On January 6, 1912, New Mexico became the 47th state of the United States of America. The majority of the state’s territory was acquired by the United States from Mexico in the late 1840s.
The first recorded Jewish settler in New Mexico was Solomon Jacob Spiegelberg, a young Prussian immigrant who arrived in Sante Fe in 1846. Eventually, Spiegelberg was joined by five of his brothers. The Spiegelberg Brothers partnership became a successful mercantile empire, and they soon expanded into banking, mining, insurance, construction, etc. As each brother took his place in the business, he made a return journey to Germany in order to find himself a Jewish wife. The Spiegelbergs set the pattern for further German-Jewish settlers in the territory.
The first official Jewish service was held on Yom Kippur 1860, when the Jewish population of New Mexico was approximately 32. By 1880, however, the Jewish population was over 200, and it continued to grow with an influx of Russian and Eastern European Jews who were then coming to America. By the turn of the century, congregations had been established in Albuquerque (Congregation Albert) and Las Vegas* (Congregation Montefiore).
By the time statehood was approved in 1912, the Jews of New Mexico were an accepted part of the population and several Jews had already held municipal positions.
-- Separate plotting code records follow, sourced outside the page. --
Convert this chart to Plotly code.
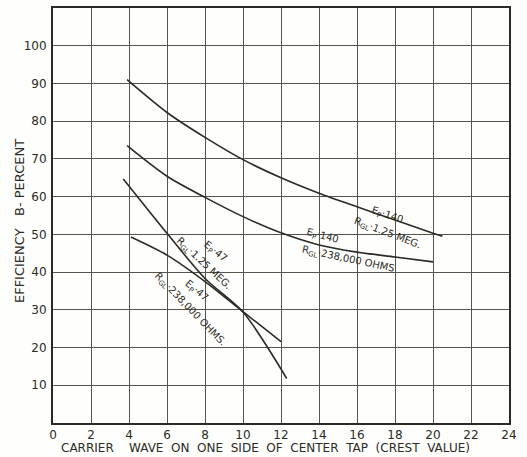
import plotly.graph_objects as go

# Data (carrier crest value vs. efficiency %)
x_ep140_125 = [3.9, 6, 8, 10, 12, 14, 16, 18, 20, 20.5]
y_ep140_125 = [91.0, 82.3, 75.7, 69.8, 65.0, 60.9, 57.3, 53.8, 50.3, 49.5]

x_ep140_238 = [3.9, 6, 8, 10, 12, 14, 16, 18, 20]
y_ep140_238 = [73.5, 65.4, 59.8, 54.7, 50.4, 47.2, 45.3, 44.0, 42.7]

x_ep47_125 = [3.7, 6, 8, 10, 12.3]
y_ep47_125 = [64.7, 50.3, 38.3, 29.4, 11.8]

x_ep47_238 = [4.1, 6, 8, 10, 12]
y_ep47_238 = [49.3, 44.5, 37.5, 29.5, 21.6]

x_ticks = list(range(0, 25, 2))
y_ticks = list(range(10, 101, 10))
y_ticklabels = [str(v) for v in y_ticks]

ink = "#2b2b26"
grid = "#55554b"
font_fam = "DejaVu Sans, Liberation Sans, sans-serif"

fig = go.Figure()
for xs, ys in [(x_ep140_125, y_ep140_125), (x_ep140_238, y_ep140_238),
               (x_ep47_125, y_ep47_125), (x_ep47_238, y_ep47_238)]:
    fig.add_trace(go.Scatter(x=xs, y=ys, mode="lines",
                             line=dict(color=ink, width=1.6, shape="spline", smoothing=0.8),
                             showlegend=False, hoverinfo="skip"))

labels = [
    ("E<sub>P</sub>·140", 17.6, 55.1, 18),
    ("R<sub>GL</sub>·1.25 MEG.", 17.6, 50.2, 21),
    ("E<sub>P</sub>·140", 14.2, 49.4, 14),
    ("R<sub>GL</sub>·238,000 OHMS", 15.5, 43.4, 12),
    ("E<sub>P</sub>·47", 8.5, 45.4, 38),
    ("R<sub>GL</sub>·1.25 MEG.", 7.9, 42.2, 43),
    ("E<sub>P</sub>·47", 7.5, 35.0, 40),
    ("R<sub>GL</sub>·238,000 OHMS.", 7.2, 30.0, 46),
]
for txt, lx, ly, ang in labels:
    fig.add_annotation(x=lx, y=ly, text=txt, showarrow=False, textangle=ang,
                       font=dict(family=font_fam, size=10, color=ink))

sp = "&nbsp;"
xtitle = (sp * 2).join(["WAVE", "ON", "ONE", "SIDE", "OF", "CENTER", "TAP", "(CREST", "VALUE)"])
xtitle = "CARRIER" + sp * 4 + xtitle
ytitle = "EFFICIENCY" + sp * 3 + "B-" + sp + "PERCENT"

fig.add_annotation(xref="paper", yref="paper", x=0.467, y=-0.06,
                   text=xtitle, showarrow=False, yanchor="middle",
                   font=dict(family=font_fam, size=12, color=ink))
fig.add_annotation(xref="paper", yref="paper", x=-0.072, y=0.487,
                   text=ytitle, textangle=-90,
                   showarrow=False, xanchor="center", yanchor="middle",
                   font=dict(family=font_fam, size=13, color=ink))

fig.update_xaxes(range=[0, 24], tickmode="array", tickvals=x_ticks,
                 ticktext=[str(v) for v in x_ticks],
                 showgrid=True, gridcolor=grid, gridwidth=1.3,
                 showline=True, linecolor=ink, linewidth=2, mirror=True,
                 zeroline=False, ticks="",
                 tickfont=dict(family=font_fam, size=12, color=ink))
fig.update_yaxes(range=[0, 110], tickmode="array", tickvals=y_ticks, ticktext=y_ticklabels,
                 showgrid=True, gridcolor=grid, gridwidth=1.3,
                 showline=True, linecolor=ink, linewidth=2, mirror=True,
                 zeroline=False, ticks="outside", ticklen=2, tickcolor="rgba(0,0,0,0)",
                 tickfont=dict(family=font_fam, size=12, color=ink))

fig.update_layout(width=527, height=457,
                  margin=dict(l=53, r=18, t=6, b=34),
                  plot_bgcolor="#fefefc", paper_bgcolor="#fefefc",
                  font=dict(family=font_fam, color=ink))

fig.write_html("out.html", config={"displayModeBar": False},
               post_script="document.body.style.margin='0';")
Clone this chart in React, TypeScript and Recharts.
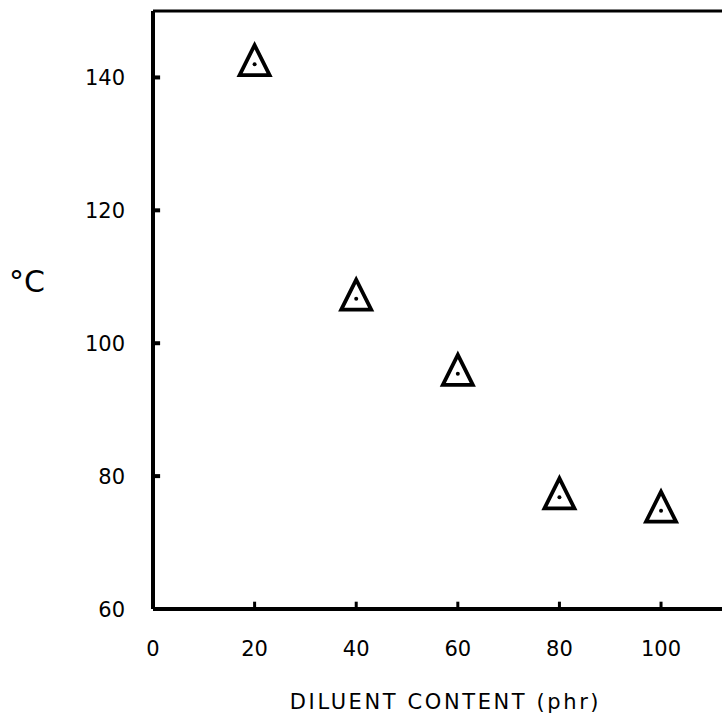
import {
  Label,
  ReferenceLine,
  Scatter,
  ScatterChart,
  XAxis,
  YAxis,
} from "recharts";

const diluent = [20, 40, 60, 80, 100];
const temperature = [142, 106.7, 95.4, 76.8, 74.8];
const xTicks = [0, 20, 40, 60, 80, 100];
const yTicks = [60, 80, 100, 120, 140];

const data = diluent.map((x, i) => ({ x, y: temperature[i] }));

const font = "'DejaVu Sans', sans-serif";

function Triangle(props: any) {
  const { cx, cy } = props;
  if (cx == null || cy == null) return null;
  const pts = `${cx},${cy - 19} ${cx - 15},${cy + 11} ${cx + 15},${cy + 11}`;
  return (
    <g>
      <polygon points={pts} fill="#fff" stroke="#000" strokeWidth={3.8} strokeLinejoin="miter" />
      <circle cx={cx} cy={cy} r={2} fill="#000" />
    </g>
  );
}

// tick labels drawn by hand so the gap to the axis is exact
function YTick(props: any) {
  const { x, y, payload } = props;
  return (
    <text x={x - 28} y={y} dy="0.36em" textAnchor="end" fontSize={21} fontFamily={font} fill="#000">
      {payload.value}
    </text>
  );
}

function XTick(props: any) {
  const { x, y, payload } = props;
  return (
    <text x={x} y={y + 39} dy="0.36em" textAnchor="middle" fontSize={21} fontFamily={font} fill="#000">
      {payload.value}
    </text>
  );
}

export default function App() {
  return (
    <div style={{ position: "fixed", left: 0, top: 0, background: "#fff" }}>
      <ScatterChart
        width={722}
        height={721}
        margin={{ top: 11, right: 0, bottom: 52, left: 0 }}
      >
        <XAxis
          type="number"
          dataKey="x"
          domain={[0, 112]}
          ticks={xTicks}
          allowDataOverflow
          axisLine={{ stroke: "#000", strokeWidth: 4 }}
          tickLine={false}
          tickSize={0}
          tickMargin={0}
          height={60}
          tick={<XTick />}
        >
          <Label
            value="DILUENT CONTENT (phr)"
            position="bottom"
            offset={25}
            dx={8}
            style={{ fill: "#000", fontSize: 21, fontFamily: font, letterSpacing: 2.6 }}
          />
        </XAxis>
        <YAxis
          type="number"
          dataKey="y"
          domain={[60, 150]}
          ticks={yTicks}
          allowDataOverflow
          width={153}
          axisLine={{ stroke: "#000", strokeWidth: 4 }}
          tickLine={false}
          tickSize={0}
          tickMargin={0}
          tick={<YTick />}
        >
          <Label
            value="°C"
            position="insideLeft"
            offset={9}
            dy={-29}
            style={{ fill: "#000", fontSize: 30, fontFamily: font }}
          />
        </YAxis>
        <ReferenceLine y={150} stroke="#000" strokeWidth={3} ifOverflow="extendDomain" />
        {yTicks.slice(1).map((t) => (
          <ReferenceLine
            key={`y${t}`}
            segment={[{ x: 0, y: t }, { x: 1.4, y: t }]}
            stroke="#000"
            strokeWidth={4}
          />
        ))}
        {xTicks.slice(1).map((t) => (
          <ReferenceLine
            key={`x${t}`}
            segment={[{ x: t, y: 60 }, { x: t, y: 61.1 }]}
            stroke="#000"
            strokeWidth={3}
          />
        ))}
        <Scatter data={data} shape={Triangle} isAnimationActive={false} />
      </ScatterChart>
    </div>
  );
}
The history of the New Mexico territory can not be told without mentioning the region’s Spanish roots. The Spanish began settling the area that is New Mexico today in the 16th century, and it remained in Spanish control until the establishment of Mexico in 1821. During this time, it is believed that many Crypto-Jews, who lived as Catholics but preserved their Jewish faith in secret for generations, settled in the area. In the last few decades, more and more descendants of Crytpo-Jews have come forward to claim their lost heritage.